- Dataset content
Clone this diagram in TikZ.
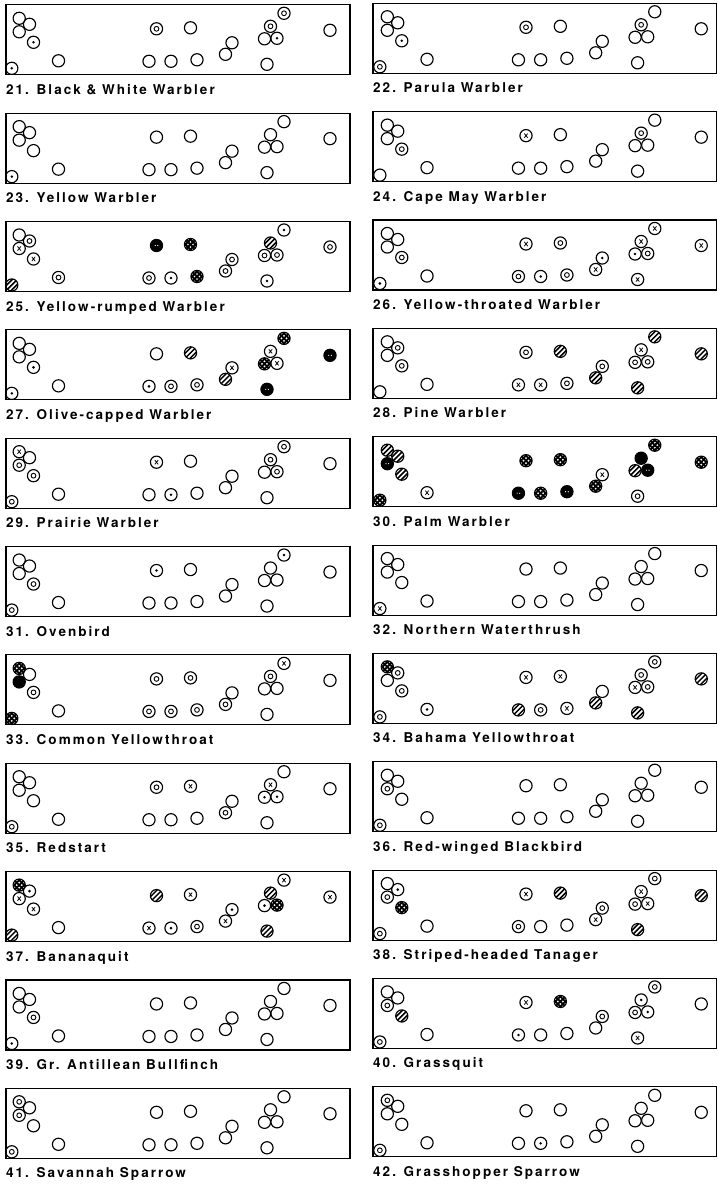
\documentclass[tikz,border=0pt]{standalone}
\usepackage{fontspec}
\newfontfamily\letterfont{TeX Gyre Heros}[LetterSpace=15]
\tikzset{
  sitebox/.style={draw, line width=1.1pt},
  sitename/.style={anchor=base west, inner sep=0pt, font=\letterfont\bfseries\fontsize{13.5}{15}\selectfont},
  site/.style={circle, draw, line width=1.15pt, minimum size=12.2pt, inner sep=0pt},
  mk-o/.style={site},
  mk-d/.style={site, path picture={\fill (path picture bounding box.center) circle (1.4pt);}},
  mk-r/.style={site, path picture={\draw[line width=0.9pt] (path picture bounding box.center) circle (2.4pt);}},
  mk-x/.style={site, path picture={\draw[line width=0.75pt, shift={(path picture bounding box.center)}]
      (-1.7pt,-2.1pt) -- (1.7pt,2.1pt) (-1.7pt,2.1pt) -- (1.7pt,-2.1pt);}},
  mk-h/.style={site, path picture={\foreach \hh in {-5,0,5}
      \draw[line width=1.5pt, shift={(path picture bounding box.center)}] (\hh pt-8pt,-8pt) -- (\hh pt+8pt,8pt);}},
  mk-c/.style={site, path picture={\foreach \hh in {-5,0,5}
      \draw[line width=1.8pt, shift={(path picture bounding box.center)}]
        (\hh pt-8pt,-8pt) -- (\hh pt+8pt,8pt) (\hh pt-8pt,8pt) -- (\hh pt+8pt,-8pt);}},
  mk-k/.style={site, fill=black, path picture={\fill[white, shift={(path picture bounding box.center)}]
      (-1.3pt,0) circle (0.6pt) (1.3pt,0) circle (0.6pt);}},
  mk-b/.style={site, fill=black}
}
% site positions inside a panel, from the box's top left corner
\def\sitelist{13.2/13.5, 23.5/19.5, 13.2/27, 27.5/37.5, 5.8/63.5, 52.5/56, 150.5/24, 184.5/23,
  143/56.5, 165/56.5, 191/55, 226/38, 219.5/49.5, 278/8.5, 264.5/21.5, 258.5/34, 271/33.5, 261/59.5, 324/25.5}
% #1 column, #2 row, #3 marks, #4 number, #5 name
\newcommand\birdpanel[5]{%
  \ifnum#1=0 \def\boxleft{6}\def\boxright{350}\def\sitescale{1}\def\boxoff{4.8}%
  \else \def\boxleft{373}\def\boxright{716.5}\def\sitescale{1.01}\def\boxoff{3.3}\fi
  \pgfmathsetmacro\boxtop{\boxoff+108.35*#2}
  \draw[sitebox] (\boxleft,\boxtop) rectangle (\boxright,\boxtop+70);
  \foreach \sx/\sy [count=\k] in \sitelist
    \coordinate (p\k) at (\boxleft+#1+\sitescale*\sx,\boxtop+\sy);
  \foreach \m [count=\k] in {#3}
    \node[mk-\m] (b#4-\k) at (p\k) {};
  \node[sitename] (t#4) at (\boxleft,\boxtop+89.5) {#4. #5};
}
\begin{document}
\begin{tikzpicture}[x=1pt, y=-1pt]
  \useasboundingbox (0,0) rectangle (717,1185);
  \birdpanel{0}{0}{o,o,o,d,d,o,r,o,o,o,o,o,o,r,r,o,d,o,o}{21}{Black \& White Warbler}
  \birdpanel{1}{0}{o,o,o,d,r,o,r,o,o,o,o,o,o,o,r,o,o,o,o}{22}{Parula Warbler}
  \birdpanel{0}{1}{o,o,o,o,d,o,o,o,o,o,o,o,o,o,o,o,o,o,o}{23}{Yellow Warbler}
  \birdpanel{1}{1}{o,o,o,r,o,o,x,o,o,o,o,o,o,o,r,o,o,o,o}{24}{Cape May Warbler}
  \birdpanel{0}{2}{o,r,x,x,h,r,k,c,r,d,c,r,r,d,h,r,r,d,r}{25}{Yellow-rumped Warbler}
  \birdpanel{1}{2}{o,o,o,r,d,o,x,r,r,d,r,d,x,x,x,d,r,x,x}{26}{Yellow-throated Warbler}
  \birdpanel{0}{3}{o,o,o,d,d,o,o,h,d,r,r,x,h,c,x,c,x,k,k}{27}{Olive-capped Warbler}
  \birdpanel{1}{3}{o,r,o,r,o,o,r,h,x,x,r,r,h,h,x,r,r,h,h}{28}{Pine Warbler}
  \birdpanel{0}{4}{x,o,r,r,r,o,x,o,o,d,o,o,o,r,r,o,r,o,o}{29}{Prairie Warbler}
  \birdpanel{1}{4}{h,h,k,h,c,x,c,c,k,c,k,x,c,c,b,h,k,r,c}{30}{Palm Warbler}
  \birdpanel{0}{5}{o,o,o,r,r,o,d,o,o,o,o,o,o,d,o,o,o,o,o}{31}{Ovenbird}
  \birdpanel{1}{5}{o,o,o,o,x,o,o,o,o,o,o,o,o,o,o,o,o,o,o}{32}{Northern Waterthrush}
  \birdpanel{0}{6}{c,o,b,r,c,o,r,r,r,r,r,o,r,x,r,o,o,o,o}{33}{Common Yellowthroat}
  \birdpanel{1}{6}{c,r,o,r,r,d,x,x,h,r,x,o,h,r,r,x,r,h,h}{34}{Bahama Yellowthroat}
  \birdpanel{0}{7}{o,o,o,o,r,o,r,x,o,o,o,o,r,o,x,d,d,o,o}{35}{Redstart}
  \birdpanel{1}{7}{o,o,r,o,r,o,o,o,o,o,o,o,o,o,o,o,o,o,o}{36}{Red-winged Blackbird}
  \birdpanel{0}{8}{c,d,x,x,h,o,h,x,x,d,r,d,x,x,h,d,c,h,x}{37}{Bananaquit}
  \birdpanel{1}{8}{o,d,r,c,r,o,x,h,r,o,o,r,x,r,x,r,x,h,h}{38}{Striped-headed Tanager}
  \birdpanel{0}{9}{o,o,o,r,d,o,o,o,o,o,o,o,o,o,o,o,o,o,o}{39}{Gr. Antillean Bullfinch}
  \birdpanel{1}{9}{o,o,r,h,r,o,x,c,d,o,o,r,o,r,d,r,d,x,o}{40}{Grassquit}
  \birdpanel{0}{10}{r,o,r,o,r,o,o,o,o,o,o,o,o,o,o,o,o,o,o}{41}{Savannah Sparrow}
  \birdpanel{1}{10}{r,o,o,o,r,o,o,o,o,d,o,o,o,o,o,o,o,o,o}{42}{Grasshopper Sparrow}
\end{tikzpicture}
\end{document}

- Problem statement
Write out each line again precisely as it appears, skipping every picture.

- Expected answer
Clone this diagram in TikZ.
\documentclass[tikz,border=0pt]{standalone}
\usepackage{fontspec}
\newfontfamily\letterfont{TeX Gyre Heros}[LetterSpace=15]
\tikzset{
  sitebox/.style={draw, line width=1.1pt},
  sitename/.style={anchor=base west, inner sep=0pt, font=\letterfont\bfseries\fontsize{13.5}{15}\selectfont},
  site/.style={circle, draw, line width=1.15pt, minimum size=12.2pt, inner sep=0pt},
  mk-o/.style={site},
  mk-d/.style={site, path picture={\fill (path picture bounding box.center) circle (1.4pt);}},
  mk-r/.style={site, path picture={\draw[line width=0.9pt] (path picture bounding box.center) circle (2.4pt);}},
  mk-x/.style={site, path picture={\draw[line width=0.75pt, shift={(path picture bounding box.center)}]
      (-1.7pt,-2.1pt) -- (1.7pt,2.1pt) (-1.7pt,2.1pt) -- (1.7pt,-2.1pt);}},
  mk-h/.style={site, path picture={\foreach \hh in {-5,0,5}
      \draw[line width=1.5pt, shift={(path picture bounding box.center)}] (\hh pt-8pt,-8pt) -- (\hh pt+8pt,8pt);}},
  mk-c/.style={site, path picture={\foreach \hh in {-5,0,5}
      \draw[line width=1.8pt, shift={(path picture bounding box.center)}]
        (\hh pt-8pt,-8pt) -- (\hh pt+8pt,8pt) (\hh pt-8pt,8pt) -- (\hh pt+8pt,-8pt);}},
  mk-k/.style={site, fill=black, path picture={\fill[white, shift={(path picture bounding box.center)}]
      (-1.3pt,0) circle (0.6pt) (1.3pt,0) circle (0.6pt);}},
  mk-b/.style={site, fill=black}
}
% site positions inside a panel, from the box's top left corner
\def\sitelist{13.2/13.5, 23.5/19.5, 13.2/27, 27.5/37.5, 5.8/63.5, 52.5/56, 150.5/24, 184.5/23,
  143/56.5, 165/56.5, 191/55, 226/38, 219.5/49.5, 278/8.5, 264.5/21.5, 258.5/34, 271/33.5, 261/59.5, 324/25.5}
% #1 column, #2 row, #3 marks, #4 number, #5 name
\newcommand\birdpanel[5]{%
  \ifnum#1=0 \def\boxleft{6}\def\boxright{350}\def\sitescale{1}\def\boxoff{4.8}%
  \else \def\boxleft{373}\def\boxright{716.5}\def\sitescale{1.01}\def\boxoff{3.3}\fi
  \pgfmathsetmacro\boxtop{\boxoff+108.35*#2}
  \draw[sitebox] (\boxleft,\boxtop) rectangle (\boxright,\boxtop+70);
  \foreach \sx/\sy [count=\k] in \sitelist
    \coordinate (p\k) at (\boxleft+#1+\sitescale*\sx,\boxtop+\sy);
  \foreach \m [count=\k] in {#3}
    \node[mk-\m] (b#4-\k) at (p\k) {};
  \node[sitename] (t#4) at (\boxleft,\boxtop+89.5) {#4. #5};
}
\begin{document}
\begin{tikzpicture}[x=1pt, y=-1pt]
  \useasboundingbox (0,0) rectangle (717,1185);
  \birdpanel{0}{0}{o,o,o,d,d,o,r,o,o,o,o,o,o,r,r,o,d,o,o}{21}{Black \& White Warbler}
  \birdpanel{1}{0}{o,o,o,d,r,o,r,o,o,o,o,o,o,o,r,o,o,o,o}{22}{Parula Warbler}
  \birdpanel{0}{1}{o,o,o,o,d,o,o,o,o,o,o,o,o,o,o,o,o,o,o}{23}{Yellow Warbler}
  \birdpanel{1}{1}{o,o,o,r,o,o,x,o,o,o,o,o,o,o,r,o,o,o,o}{24}{Cape May Warbler}
  \birdpanel{0}{2}{o,r,x,x,h,r,k,c,r,d,c,r,r,d,h,r,r,d,r}{25}{Yellow-rumped Warbler}
  \birdpanel{1}{2}{o,o,o,r,d,o,x,r,r,d,r,d,x,x,x,d,r,x,x}{26}{Yellow-throated Warbler}
  \birdpanel{0}{3}{o,o,o,d,d,o,o,h,d,r,r,x,h,c,x,c,x,k,k}{27}{Olive-capped Warbler}
  \birdpanel{1}{3}{o,r,o,r,o,o,r,h,x,x,r,r,h,h,x,r,r,h,h}{28}{Pine Warbler}
  \birdpanel{0}{4}{x,o,r,r,r,o,x,o,o,d,o,o,o,r,r,o,r,o,o}{29}{Prairie Warbler}
  \birdpanel{1}{4}{h,h,k,h,c,x,c,c,k,c,k,x,c,c,b,h,k,r,c}{30}{Palm Warbler}
  \birdpanel{0}{5}{o,o,o,r,r,o,d,o,o,o,o,o,o,d,o,o,o,o,o}{31}{Ovenbird}
  \birdpanel{1}{5}{o,o,o,o,x,o,o,o,o,o,o,o,o,o,o,o,o,o,o}{32}{Northern Waterthrush}
  \birdpanel{0}{6}{c,o,b,r,c,o,r,r,r,r,r,o,r,x,r,o,o,o,o}{33}{Common Yellowthroat}
  \birdpanel{1}{6}{c,r,o,r,r,d,x,x,h,r,x,o,h,r,r,x,r,h,h}{34}{Bahama Yellowthroat}
  \birdpanel{0}{7}{o,o,o,o,r,o,r,x,o,o,o,o,r,o,x,d,d,o,o}{35}{Redstart}
  \birdpanel{1}{7}{o,o,r,o,r,o,o,o,o,o,o,o,o,o,o,o,o,o,o}{36}{Red-winged Blackbird}
  \birdpanel{0}{8}{c,d,x,x,h,o,h,x,x,d,r,d,x,x,h,d,c,h,x}{37}{Bananaquit}
  \birdpanel{1}{8}{o,d,r,c,r,o,x,h,r,o,o,r,x,r,x,r,x,h,h}{38}{Striped-headed Tanager}
  \birdpanel{0}{9}{o,o,o,r,d,o,o,o,o,o,o,o,o,o,o,o,o,o,o}{39}{Gr. Antillean Bullfinch}
  \birdpanel{1}{9}{o,o,r,h,r,o,x,c,d,o,o,r,o,r,d,r,d,x,o}{40}{Grassquit}
  \birdpanel{0}{10}{r,o,r,o,r,o,o,o,o,o,o,o,o,o,o,o,o,o,o}{41}{Savannah Sparrow}
  \birdpanel{1}{10}{r,o,o,o,r,o,o,o,o,d,o,o,o,o,o,o,o,o,o}{42}{Grasshopper Sparrow}
\end{tikzpicture}
\end{document}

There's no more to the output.